Prime minister-in-waiting Theresa May has pledged more government-backed infrastructure bonds, more housebuilding and a revamped industrial strategy.
She was speaking in Birmingham yesterday morning, before her leadership rival Andrea Leadsom quit the contest, which led to Mrs May being named Conservative Party leader.
She said she wanted improved productivity and “a proper industrial strategy to get the whole economy firing”.
Mrs May said this would involve “an energy policy that emphasises the reliability of supply and lower costs for users… More Treasury-backed project bonds for new infrastructure projects. More housebuilding.”
She also wanted “a plan to help not one or even two of our great regional cities but every single one of them”. Some commentators have interpreted this as suggesting she will focus less on the chancellor George Osborne’s Northern Powerhouse agenda. Her speech referred repeatedly to inequalities and the struggles faced by those trying to get onto the housing ladder.
A 3 per cent stamp duty increase for some second homes launched by Mr Osborne, which took effect in April, was aimed at increasing housing supply by targeting buy-to-let landlords.
The move has been criticised by some construction firms for failing to tackle the root causes of the lack of affordable housing.

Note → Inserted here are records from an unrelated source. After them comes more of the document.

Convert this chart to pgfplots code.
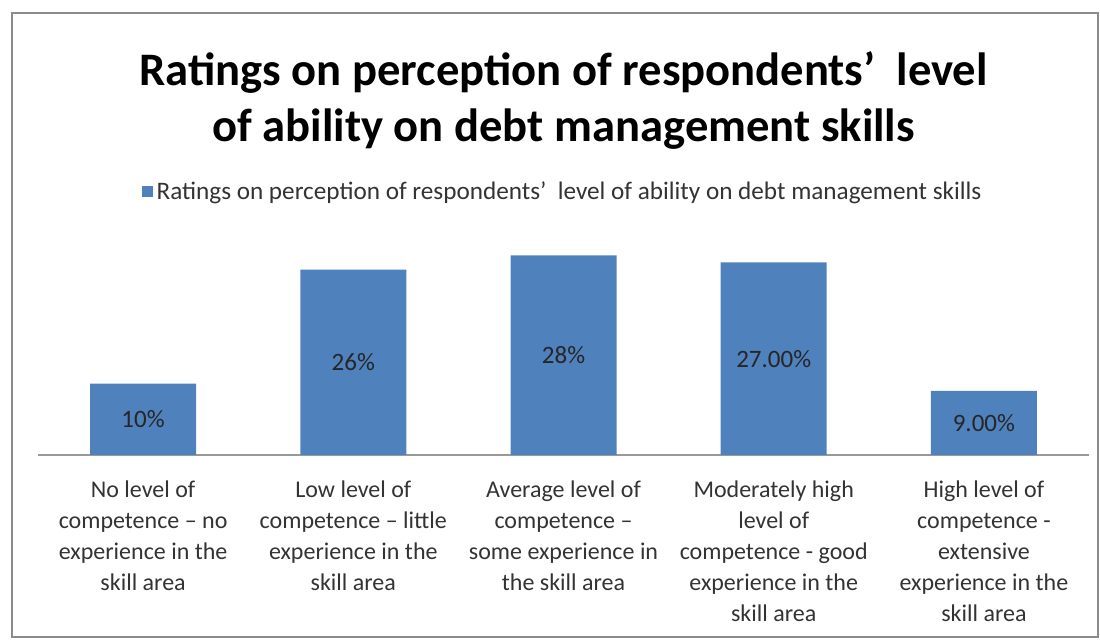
\documentclass[border=0pt]{standalone}
\usepackage{fontspec}
\setmainfont{Carlito}
\usepackage{pgfplots}
\pgfplotsset{compat=1.18}
\definecolor{barblue}{HTML}{4F81BD}
\definecolor{framegray}{HTML}{8C8C8C}
\begin{document}
\begin{tikzpicture}
\begin{axis}[
  scale only axis, width=525.5pt, height=107pt,
  xmin=-0.5, xmax=4.5, ymin=0, ymax=30,
  axis x line=bottom, axis y line=none,
  x axis line style={-, draw=gray!80, line width=0.6pt},
  xtick=data, major tick length=0pt, ytick=\empty,
  xticklabels={
    {No level of\\competence – no\\experience in the\\skill area},
    {Low level of\\competence – little\\experience in the\\skill area},
    {Average level of\\competence –\\some experience in\\the skill area},
    {Moderately high\\level of\\competence - good\\experience in the\\skill area},
    {High level of\\competence -\\extensive\\experience in the\\skill area}},
  xticklabel style={align=center, font=\fontsize{12}{15.5}\selectfont, text=black!80, yshift=-9.5pt},
  ybar, bar width=53pt,
  clip=false,
  nodes near coords, point meta=explicit symbolic,
  visualization depends on={y \as \rawy},
  every node near coord/.append style={anchor=center, yshift=-\rawy*1.78333pt, font=\fontsize{12.5}{14}\selectfont, text=black!85},
  legend style={at={(0.5,1)}, anchor=center, yshift=24.5pt, draw=none, fill=none, font=\fontsize{12.6}{14}\selectfont, text=black!80},
  legend image code/.code={\fill[barblue] (0pt,-2.75pt) rectangle (5.5pt,2.75pt);},
]
\addplot[fill=barblue, draw=none] coordinates {(0,10) [10\%] (1,26) [26\%] (2,28) [28\%] (3,27) [27.00\%] (4,9) [9.00\%]};
\addlegendentry{Ratings on perception of respondents’\ \ level of ability on debt management skills}
\node[anchor=base, font=\bfseries\fontsize{23.3}{27}\selectfont] at ([yshift=77.5pt]rel axis cs:0.5,1) {Ratings on perception of respondents’\ \ level};
\node[anchor=base, font=\bfseries\fontsize{23.3}{27}\selectfont] at ([yshift=49.5pt]rel axis cs:0.5,1) {of ability on debt management skills};
\draw[framegray, line width=0.8pt] ([xshift=-13pt,yshift=-91pt]rel axis cs:0,0) rectangle ([xshift=4.5pt,yshift=114pt]rel axis cs:1,1);
\path ([xshift=-19pt,yshift=-92.5pt]rel axis cs:0,0) rectangle ([xshift=5.5pt,yshift=120.5pt]rel axis cs:1,1);
\end{axis}
\end{tikzpicture}
\end{document}
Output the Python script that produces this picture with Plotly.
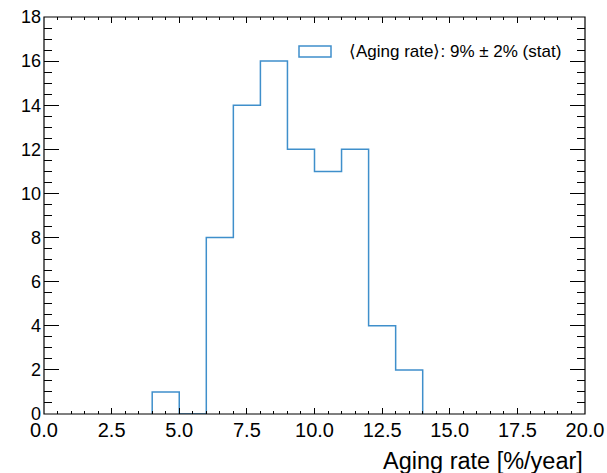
import plotly.graph_objects as go

# Data: histogram of aging rates (bin edges in %/year, counts per bin)
bin_edges = [4, 5, 6, 7, 8, 9, 10, 11, 12, 13, 14]
counts = [1, 0, 8, 14, 16, 12, 11, 12, 4, 2]
x_ticks = [0.0, 2.5, 5.0, 7.5, 10.0, 12.5, 15.0, 17.5, 20.0]
y_ticks = [0, 2, 4, 6, 8, 10, 12, 14, 16, 18]
legend_label = "⟨Aging rate⟩: 9% ± 2% (stat)"
x_title = "Aging rate [%/year]"

COLOR = "#3f8fcb"
FONT = "Liberation Sans, Arial, sans-serif"

xs = [bin_edges[0]] + bin_edges
ys = [0] + counts + [0]

fig = go.Figure()
fig.add_trace(go.Scatter(x=xs, y=ys, mode="lines", line=dict(color=COLOR, width=1.5, shape="hv"),
                         showlegend=False, hoverinfo="skip", cliponaxis=False))
# dummy trace for mirrored axes
fig.add_trace(go.Scatter(x=[None], y=[None], xaxis="x2", yaxis="y2", showlegend=False))

common_x = dict(range=[0, 20], tickvals=x_ticks, showline=False, zeroline=False, showgrid=False,
                automargin=False,
                ticks="inside", ticklen=6, tickwidth=1, tickcolor="black",
                minor=dict(dtick=0.5, ticks="inside", ticklen=3, tickwidth=1, tickcolor="black", showgrid=False))
common_y = dict(range=[0, 18], tickvals=y_ticks, showline=False, zeroline=False, showgrid=False,
                automargin=False,
                ticks="inside", ticklen=15, tickwidth=1, tickcolor="black",
                minor=dict(dtick=0.5, ticks="inside", ticklen=8, tickwidth=1, tickcolor="black", showgrid=False))

fig.update_layout(
    width=607, height=473,
    autosize=False,
    margin=dict(l=44, r=22, t=17, b=59, pad=0, autoexpand=False),
    paper_bgcolor="white", plot_bgcolor="white",
    font=dict(family=FONT, color="black"),
    xaxis=dict(**common_x, tickformat=".1f", tickfont=dict(size=20), ticklabelstandoff=2),
    yaxis=dict(**common_y, tickfont=dict(size=18), ticklabelstandoff=2),
    xaxis2=dict(**common_x, overlaying="x", side="top", anchor="y", showticklabels=False),
    yaxis2=dict(**common_y, overlaying="y", side="right", anchor="x", showticklabels=False),
    shapes=[
        dict(type="rect", xref="paper", yref="paper", x0=0, x1=1, y0=0, y1=1,
             line=dict(color="black", width=1.2), fillcolor="rgba(0,0,0,0)", layer="above"),
        dict(type="rect", xref="paper", yref="paper",
             x0=(299 - 44) / 541, x1=(331 - 44) / 541,
             y0=(414 - 57) / 397, y1=(414 - 46) / 397,
             line=dict(color=COLOR, width=1.5), fillcolor="rgba(0,0,0,0)"),
    ],
    annotations=[
        dict(text=legend_label, xref="paper", yref="paper", x=(347 - 44) / 541, y=(414 - 52) / 397,
             xanchor="left", yanchor="middle", showarrow=False, font=dict(size=17, family=FONT)),
        dict(text=x_title, xref="paper", yref="paper", x=1.0, y=-0.08,
             xanchor="right", yanchor="top", showarrow=False, font=dict(size=23.5, family=FONT)),
    ],
)

fig.write_html("out.html")
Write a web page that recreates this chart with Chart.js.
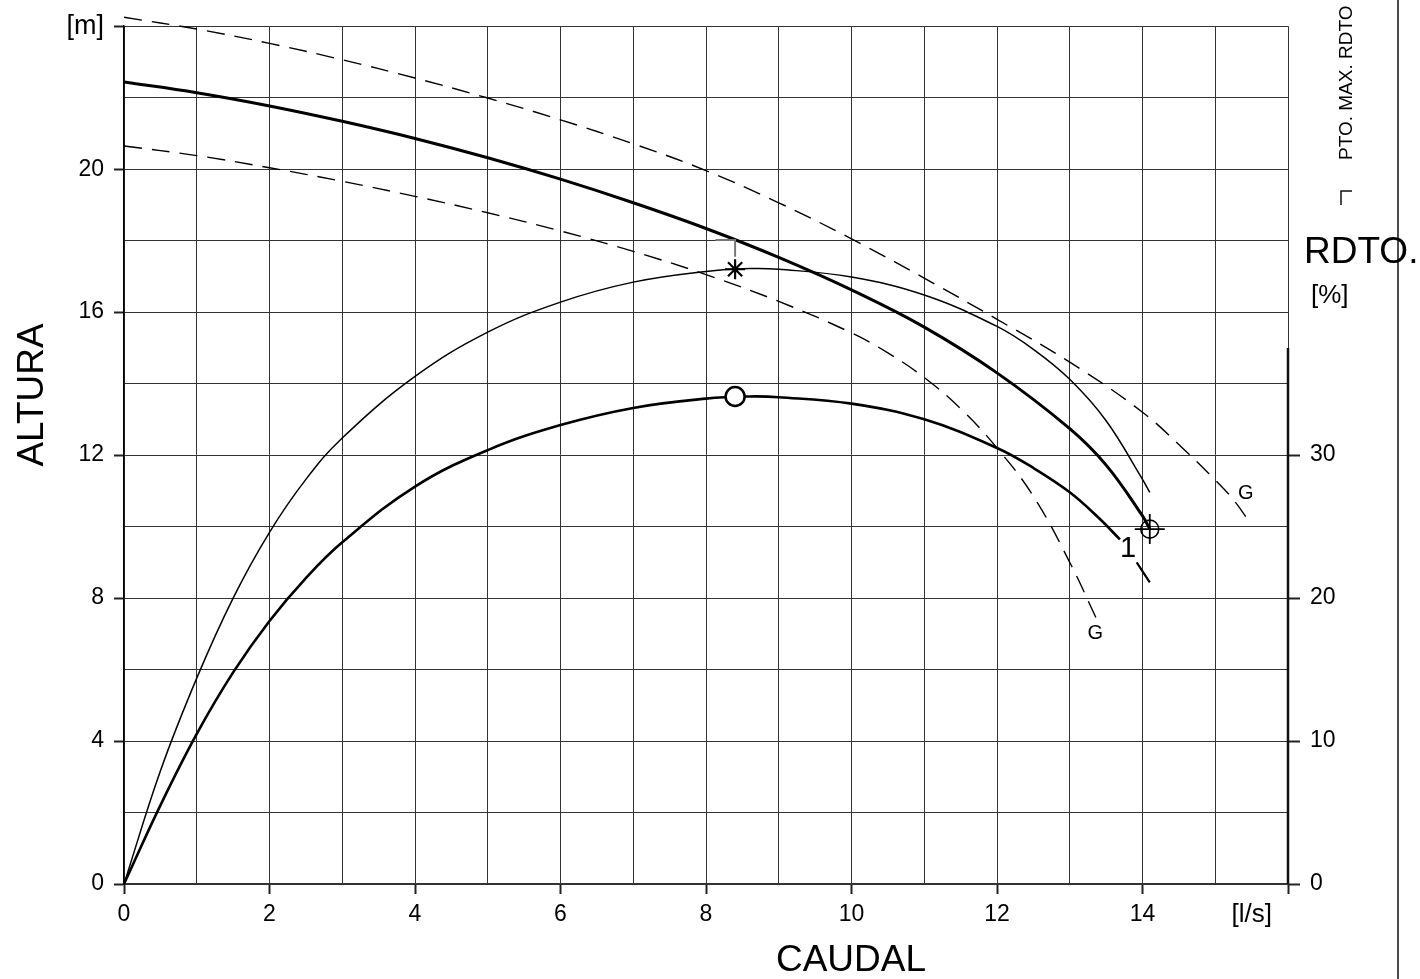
<!DOCTYPE html>
<html>
<head>
<meta charset="utf-8">
<title>Curva bomba</title>
<script src="https://cdn.jsdelivr.net/npm/chart.js@4.4.1/dist/chart.umd.min.js"></script>
<style>
  html, body { margin: 0; padding: 0; background: #fff; }
  canvas { display: block; }
</style>
</head>
<body>
<canvas id="curva" width="1420" height="979"></canvas>
<script>
// curva H-Q (caudal l/s -> altura m)
const qHead = [0, 1, 2, 3, 4, 5, 6, 7, 8, 9, 10, 11, 12, 13, 13.5, 14, 14.1];
const head = [22.44, 22.14, 21.77, 21.34, 20.86, 20.32, 19.72, 19.06, 18.34, 17.53, 16.62, 15.58, 14.3, 12.74, 11.72, 10.3, 9.93];

// rodete maximo (G, discontinua superior)
const qGmax = [0, 1, 2, 3, 4, 5, 6, 7, 8, 9, 10, 11, 12, 13, 14, 14.6, 15, 15.25, 15.48];
const hGmax = [24.25, 23.92, 23.52, 23.06, 22.55, 21.99, 21.38, 20.71, 19.96, 19.06, 18.05, 16.95, 15.8, 14.6, 13.2, 12.1, 11.3, 10.75, 10.1];

// rodete minimo (G, discontinua inferior)
const qGmin = [0, 1, 2, 3, 4, 5, 6, 7, 8, 9, 10, 10.5, 11, 11.5, 12, 12.5, 13, 13.39];
const hGmin = [20.65, 20.38, 20.04, 19.66, 19.24, 18.78, 18.27, 17.7, 17.05, 16.3, 15.42, 14.86, 14.17, 13.3, 12.2, 10.85, 9.0, 7.32];

// rendimiento [%] - curva fina
const qEffA = [0, 0.5, 1, 1.5, 2, 2.5, 3, 4, 5, 6, 7, 8, 8.6, 9, 10, 11, 12, 12.5, 13, 13.5, 14, 14.1];
const effA = [0, 7.9, 14.4, 20.0, 24.6, 28.3, 31.2, 35.5, 38.6, 40.7, 42.1, 42.85, 43.05, 43.0, 42.45, 41.2, 39.0, 37.4, 35.3, 32.4, 28.3, 27.4];

// rendimiento [%] - curva gruesa (1)
const qEffB = [0, 0.5, 1, 1.5, 2, 2.5, 3, 4, 5, 6, 7, 8, 8.6, 9, 10, 11, 12, 12.5, 13, 13.4, 13.69];
const effB = [0, 5.5, 10.5, 14.8, 18.4, 21.4, 23.9, 27.8, 30.35, 32.1, 33.3, 33.95, 34.1, 34.05, 33.6, 32.5, 30.5, 29.1, 27.4, 25.6, 24.1];
const qEffBTail = [13.92, 14.1];
const effBTail = [22.5, 21.1];

// puntos marcados
const ptoMaxRdto = { q: 8.4, eff: 43.0, effB: 34.1, head: 18.02, headLow: 17.55, qLeft: 8.13 };
const ptoFinal = { q: 14.1, head: 9.93 };

// rotulos de curva: [texto, caudal, altura m, tamano]
const curveLabels = [
  ["G", 15.42, 10.94, 20],
  ["G", 13.35, 7.0, 20],
  ["1", 13.8, 9.38, 29]
];

const FONT = "'Liberation Sans', Arial, Helvetica, sans-serif";
Chart.defaults.font.family = FONT;
Chart.defaults.color = "#000";

function pts(xs, ys) {
  return xs.map((v, i) => ({ x: v, y: ys[i] }));
}

function curve(label, xs, ys, axis, width, dash) {
  return {
    label: label,
    data: pts(xs, ys),
    yAxisID: axis,
    borderColor: "#000",
    borderWidth: width,
    borderDash: dash || [],
    pointRadius: 0,
    fill: false,
    tension: 0.4,
    clip: false
  };
}

const transparent = "rgba(0,0,0,0)";

// textos y marcas fuera del area de datos
const extras = {
  id: "extras",
  afterDraw(chart) {
    const ctx = chart.ctx;
    const sx = chart.scales.x, sy = chart.scales.y, sy2 = chart.scales.y2;
    const area = chart.chartArea;
    ctx.save();
    ctx.fillStyle = "#000";
    ctx.strokeStyle = "#111";

    // eje derecho de rendimiento (solo hasta 37.5 %)
    ctx.lineWidth = 2.5;
    ctx.beginPath();
    ctx.moveTo(area.right, sy2.getPixelForValue(0));
    ctx.lineTo(area.right, sy2.getPixelForValue(37.5));
    ctx.stroke();

    // linea vertical del margen derecho
    ctx.lineWidth = 1.5;
    ctx.beginPath();
    ctx.moveTo(chart.width - 22, 0);
    ctx.lineTo(chart.width - 22, chart.height);
    ctx.stroke();

    // titulos de ejes
    ctx.font = "37px " + FONT;
    ctx.textAlign = "center";
    ctx.textBaseline = "middle";
    ctx.fillText("CAUDAL", 851, 961);
    ctx.save();
    ctx.translate(33, 395);
    ctx.rotate(-Math.PI / 2);
    ctx.fillText("ALTURA", 0, 0);
    ctx.restore();

    ctx.textAlign = "left";
    ctx.fillText("RDTO.", area.right + 16, 253);
    ctx.font = "26px " + FONT;
    ctx.fillText("[%]", area.right + 23, 296);
    ctx.textAlign = "center";
    ctx.fillText("[l/s]", sx.getPixelForValue(15.5), 915);

    // leyenda vertical
    ctx.save();
    ctx.translate(1352, 160);
    ctx.rotate(-Math.PI / 2);
    ctx.font = "19px " + FONT;
    ctx.textAlign = "left";
    ctx.textBaseline = "alphabetic";
    ctx.fillText("PTO. MAX. RDTO", 0, 0);
    ctx.restore();
    ctx.lineWidth = 1.5;
    ctx.beginPath();
    ctx.moveTo(1341, 205);
    ctx.lineTo(1341, 191);
    ctx.lineTo(1352, 191);
    ctx.stroke();

    // rotulos de curvas
    for (const [txt, q, h, size] of curveLabels) {
      ctx.font = size + "px " + FONT;
      ctx.fillText(txt, sx.getPixelForValue(q), sy.getPixelForValue(h));
    }
    ctx.restore();
  }
};

new Chart(document.getElementById("curva"), {
  type: "line",
  data: {
    datasets: [
      {
        label: "pto max rdto",
        data: [{ x: ptoMaxRdto.q, y: ptoMaxRdto.eff }],
        yAxisID: "y2",
        showLine: false,
        pointStyle: "star",
        pointRadius: 10,
        borderColor: "#000",
        borderWidth: 2.2,
        backgroundColor: transparent
      },
      {
        label: "pto max rdto 1",
        data: [{ x: ptoMaxRdto.q, y: ptoMaxRdto.effB }],
        yAxisID: "y2",
        showLine: false,
        pointStyle: "circle",
        pointRadius: 9.5,
        borderColor: "#000",
        borderWidth: 2.5,
        backgroundColor: "#fff"
      },
      {
        label: "final circulo",
        data: [{ x: ptoFinal.q, y: ptoFinal.head }],
        yAxisID: "y",
        showLine: false,
        pointStyle: "circle",
        pointRadius: 9,
        borderColor: "#000",
        borderWidth: 1.6,
        backgroundColor: transparent
      },
      {
        label: "final cruz",
        data: [{ x: ptoFinal.q, y: ptoFinal.head }],
        yAxisID: "y",
        showLine: false,
        pointStyle: "cross",
        pointRadius: 15,
        borderColor: "#000",
        borderWidth: 1.8,
        backgroundColor: transparent
      },
      {
        label: "marca H",
        data: [
          { x: ptoMaxRdto.qLeft, y: ptoMaxRdto.head },
          { x: ptoMaxRdto.q, y: ptoMaxRdto.head },
          { x: ptoMaxRdto.q, y: ptoMaxRdto.headLow }
        ],
        yAxisID: "y",
        borderColor: "#777",
        borderWidth: 2,
        pointRadius: 0,
        tension: 0
      },
      curve("H-Q", qHead, head, "y", 3),
      curve("G max", qGmax, hGmax, "y", 1.4, [18, 10]),
      curve("G min", qGmin, hGmin, "y", 1.4, [18, 10]),
      curve("rdto", qEffA, effA, "y2", 1.5),
      curve("rdto 1", qEffB, effB, "y2", 2.6),
      curve("rdto 1b", qEffBTail, effBTail, "y2", 2.2)
    ]
  },
  options: {
    responsive: false,
    maintainAspectRatio: false,
    animation: false,
    devicePixelRatio: 1,
    layout: { padding: { top: 24, left: 0, right: 0, bottom: 0 } },
    plugins: {
      legend: { display: false },
      tooltip: { enabled: false }
    },
    scales: {
      x: {
        type: "linear",
        min: 0,
        max: 16,
        afterFit: (s) => { s.height = 95; },
        border: { color: "#333", width: 2 },
        grid: {
          color: "#333",
          lineWidth: 1,
          tickLength: 10,
          tickWidth: 2,
          tickColor: (c) => (c.tick && c.tick.value % 2 === 0 ? "#222" : transparent)
        },
        ticks: {
          stepSize: 1,
          autoSkip: false,
          maxRotation: 0,
          padding: 7,
          font: { size: 23 },
          callback: (v) => (v % 2 === 0 && v < 16 ? v : "")
        }
      },
      y: {
        type: "linear",
        position: "left",
        min: 0,
        max: 24,
        afterFit: (s) => { s.width = 124; },
        border: { color: "#000", width: 1.5 },
        grid: {
          color: "#333",
          lineWidth: 1,
          tickLength: 10,
          tickWidth: 2,
          tickColor: (c) => (c.tick && c.tick.value % 4 === 0 ? "#222" : transparent)
        },
        ticks: {
          stepSize: 2,
          autoSkip: false,
          padding: 10,
          font: (c) => ({ size: c.tick && c.tick.value === 24 ? 27 : 23 }),
          callback: (v) => (v === 24 ? "[m]" : v % 4 === 0 ? v : "")
        }
      },
      y2: {
        type: "linear",
        position: "right",
        min: 0,
        max: 60,
        afterFit: (s) => { s.width = 132; },
        border: { display: false },
        grid: {
          drawOnChartArea: false,
          tickLength: 12,
          tickWidth: 2,
          tickColor: (c) => (c.tick && c.tick.value <= 30 ? "#222" : transparent)
        },
        ticks: {
          stepSize: 10,
          autoSkip: false,
          padding: 10,
          font: { size: 23 },
          callback: (v) => (v <= 30 ? v : "")
        }
      }
    }
  },
  plugins: [extras]
});
</script>
</body>
</html>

Mrs. May said far more needed to be done to build more houses.
She added: “Unless we deal with the housing deficit, we will see house prices keep on rising… and more and more of the country’s money will go into expensive housing instead of more productive investments that generate more economic growth.”
Mrs May also said she wanted to see more public services run by employee-led organisations known as ‘mutuals’. “As we take infrastructure decisions – like with new housing, roads, or exploration for oil and gas – the benefits should be shared not just with local authorities but with local people themselves.
Despite having been in the Remain camp ahead of the EU referendum, she made it clear that the government under her leadership would not try to back out of the vote to leave, saying: “Brexit means Brexit.”
Construction firms’ fears that they could lose large chunks of their workforce following the vote were partly addressed by Mrs May last week. She initially declined to guarantee the rights of EU citizens already living in the UK to stay in the country, but last week clarified that they could stay as long as UK expats were granted the same rights by the EU.
Mrs. May’s views on whether there should be a third runway at Heathrow are not entirely clear. Her Maidenhead constituency is close to Heathrow, but she told the Evening Standard last week that she will await a Cabinet decision before taking sides.
Mrs. May has previously voted in favour of reducing the rate of corporation tax and for lower car fuel costs, and against greater regulation of fracking, according to the site Theyworkforyou.com. Prime minister David Cameron tendered his resignation to the Queen on Wednesday afternoon, paving the way for Mrs May to take his place. She is expected to name a new Cabinet shortly after taking the reins at Number 10.